Friday, September 1, 2017

Heat + Humidity = Hell

             Living in Baltimore, when Lucy was a baby, I used to walk with her six to eight miles a day. We would wake up, eat breakfast, and then head out for a walk to Starbucks and the playground. We returned just in time for lunch and a nap. After waking up from our nap, we would head out again. This time walking to Jody’s work to visit with him for an hour or so before heading home for dinner. Only sickness or rain would keep us from this routine. However, our well days generally out numbered our sick days and the weather in Baltimore was usually tolerable year round (though I admit that a handful of summer days were intolerably hot).
            Vermont, though cold in the winter, still allowed me my daily walks and began my long distance running career. When cold, I would bundle myself in layers, snuggly wrap Lucy or Lily in the stroller, and head out the door. Spring, though often wet and rainy, was mild enough to walk and run. Summer was ideal, and fall was breathtakingly beautiful for both walking and running.
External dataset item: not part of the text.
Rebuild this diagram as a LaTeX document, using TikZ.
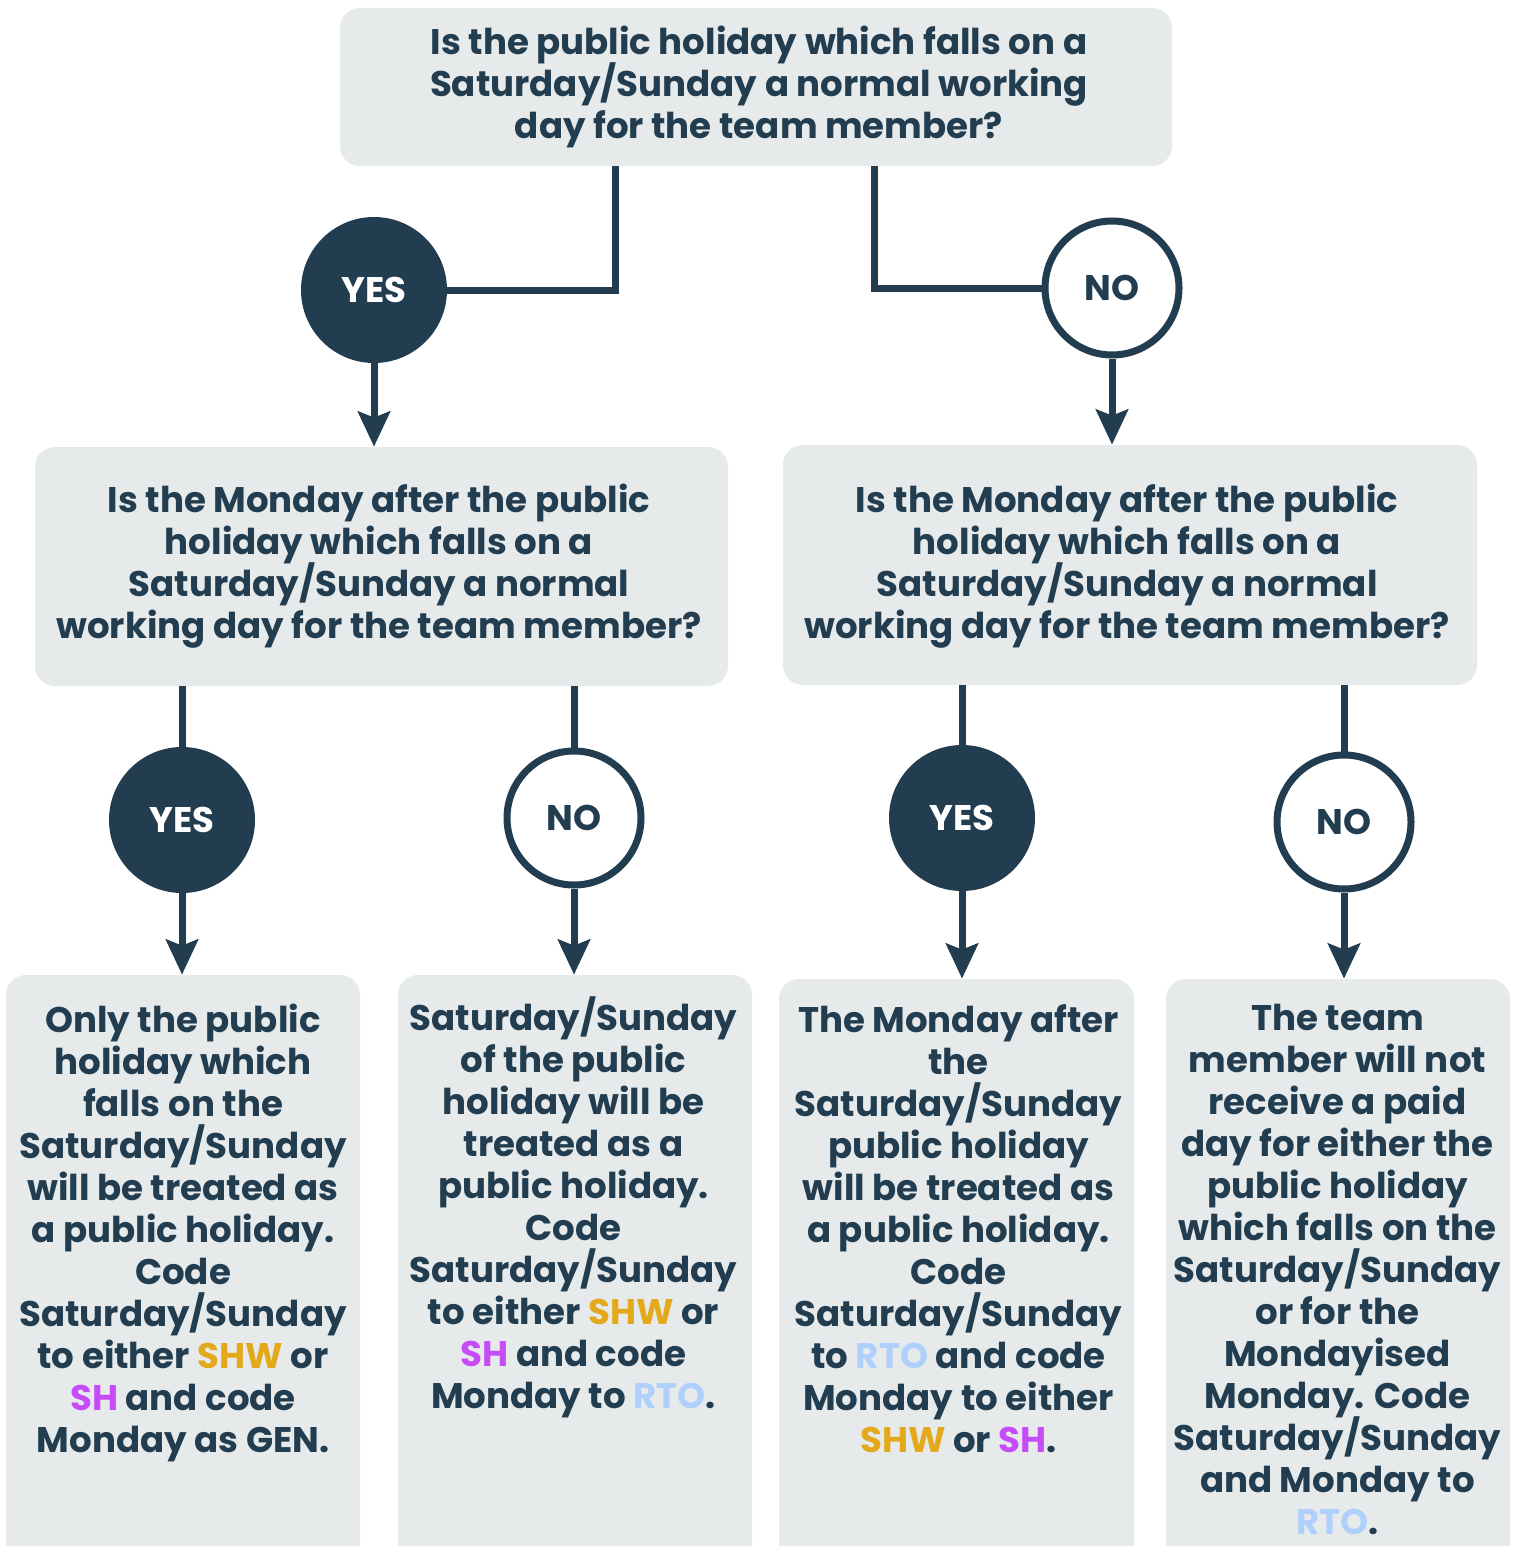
\documentclass[tikz,border=0pt]{standalone}
\usepackage{fontspec}
\setmainfont{Poppins}
\usetikzlibrary{arrows.meta}
\definecolor{navy}{HTML}{213D4F}
\definecolor{boxgrey}{HTML}{E6EAEB}
\definecolor{shw}{HTML}{E3A91A}
\definecolor{shc}{HTML}{C64CF7}
\definecolor{rto}{HTML}{AED0FB}
\newcommand{\SHW}{\textcolor{shw}{SHW}}
\newcommand{\SHc}{\textcolor{shc}{SH}}
\newcommand{\RTO}{\textcolor{rto}{RTO}}
\newcommand{\tightlines}{\lineskiplimit=-100pt\relax\lineskip=0pt\relax}
\tikzset{
  qbox/.style={rectangle, rounded corners=10pt, fill=boxgrey, draw=none, inner sep=0pt},
  txt/.style={font=\fontsize{17.8}{21}\selectfont\bfseries\tightlines, text=navy, align=center, inner sep=0pt, anchor=base},
  yesc/.style={circle, fill=navy, draw=none, minimum size=73pt, inner sep=0pt, text=white, font=\fontsize{17.8}{21}\selectfont\bfseries},
  noc/.style={circle, fill=white, draw=navy, line width=3.5pt, minimum size=67pt, inner sep=0pt, text=navy, font=\fontsize{17.8}{21}\selectfont\bfseries},
  conn/.style={draw=navy, line width=3.5pt},
  arr/.style={conn, -{Stealth[length=17.5pt, width=16pt, inset=3pt]}}
}
\begin{document}
\begin{tikzpicture}[x=0.5pt,y=-0.5pt]
\clip (0,0) rectangle (1521,1546);
\fill[white] (0,0) rectangle (1521,1546);
% boxes
\node[qbox, minimum width=416pt, minimum height=79pt] (q0) at (756,87) {};
\node[qbox, minimum width=346.5pt, minimum height=119.5pt] (m1) at (381.5,566.5) {};
\node[qbox, minimum width=347pt, minimum height=120pt] (m2) at (1130,565) {};
\node[qbox, minimum width=177pt, minimum height=312.5pt] (b1) at (183,1287.5) {};
\node[qbox, minimum width=177pt, minimum height=312.5pt] (b2) at (575,1287.5) {};
\node[qbox, minimum width=177.5pt, minimum height=310.5pt] (b3) at (956.5,1289.5) {};
\node[qbox, minimum width=172pt, minimum height=310.5pt] (b4) at (1338,1289.5) {};
% texts (anchor = baseline of last line)
\node[txt] (q0t) at (759,139) {Is the public holiday which falls on a\\Saturday/Sunday a normal working\\day for the team member?};
\node[txt] (m1t) at (379,638) {Is the Monday after the public\\holiday which falls on a\\Saturday/Sunday a normal\\working day for the team member?};
\node[txt] (m2t) at (1127,638) {Is the Monday after the public\\holiday which falls on a\\Saturday/Sunday a normal\\working day for the team member?};
\node[txt] (b1t) at (183,1452) {Only the public\\holiday which\\falls on the\\Saturday/Sunday\\will be treated as\\a public holiday.\\Code\\Saturday/Sunday\\to either \SHW{} or\\\SHc{} and code\\Monday as GEN.};
\node[txt] (b2t) at (573.5,1408) {Saturday/Sunday\\of the public\\holiday will be\\treated as a\\public holiday.\\Code\\Saturday/Sunday\\to either \SHW{} or\\\SHc{} and code\\Monday to \RTO.};
\node[txt] (b3t) at (958.5,1452) {The Monday after\\the\\Saturday/Sunday\\public holiday\\will be treated as\\a public holiday.\\Code\\Saturday/Sunday\\to \RTO{} and code\\Monday to either\\\SHW{} or \SHc.};
\node[txt] (b4t) at (1337.5,1534) {The team\\member will not\\receive a paid\\day for either the\\public holiday\\which falls on the\\Saturday/Sunday\\or for the\\Mondayised\\Monday. Code\\Saturday/Sunday\\and Monday to\\\RTO.};
% circles
\node[yesc] (y1) at (374,290) {YES};
\node[noc] (n1) at (1112,288) {NO};
\node[yesc] (y2) at (182,820) {YES};
\node[noc] (n2) at (574,818) {NO};
\node[yesc] (y3) at (962,818) {YES};
\node[noc] (n3) at (1344,822) {NO};
% connectors
\coordinate (t1) at (615,166);
\coordinate (t2) at (874,166);
\draw[conn] (t1) |- (y1);
\draw[conn] (t2) |- (n1);
\draw[arr] (y1) -- (y1 |- m1.north);
\draw[arr] (n1) -- (n1 |- m2.north);
\draw[conn] (y2 |- m1.south) -- (y2);
\draw[conn] (n2 |- m1.south) -- (n2);
\draw[conn] (y3 |- m2.south) -- (y3);
\draw[conn] (n3 |- m2.south) -- (n3);
\draw[arr] (y2) -- (y2 |- b1.north);
\draw[arr] (n2) -- (n2 |- b2.north);
\draw[arr] (y3) -- (y3 |- b3.north);
\draw[arr] (n3) -- (n3 |- b4.north);
\end{tikzpicture}
\end{document}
            I now live in Florida where heat and humidity combine for 6 months of the year, making any type of exercise unbearably tiring and wholly unenjoyable. As I walked this morning, I found myself dragging along at a snail’s pace. My legs felt like lead, throwing my back out and making it difficult to stand up straight. The heat and humidity zapped my strength. Before even setting out, sweat was pooling on my brow and dripping down my back. My lungs felt constricted, fighting hard to breathe in the moisture naturally inherent in the air. I returned home drenched, drained, and depressed.
            Walking and running have always been stress relievers and outlets for my anxiety and depression.  A good walk or run has, in the past, never failed to make me feel better when down. They have always been instruments of joy. However, as I walked this morning all I could think of was how much I hated it. How much I would rather be lounging in the air conditioning. How much I despise this time of year in Florida.
            To be fair, Florida does have several bearable months, where the humidity disappears and the air dries out. However, you cannot depend on the heat to disappear completely. Last year we were in the 80’s for most of the winter. For now, I must power through the thick moist air and pray that this winter we see milder temperatures and more amicable walking weather. Both my mental and physical health depend upon it.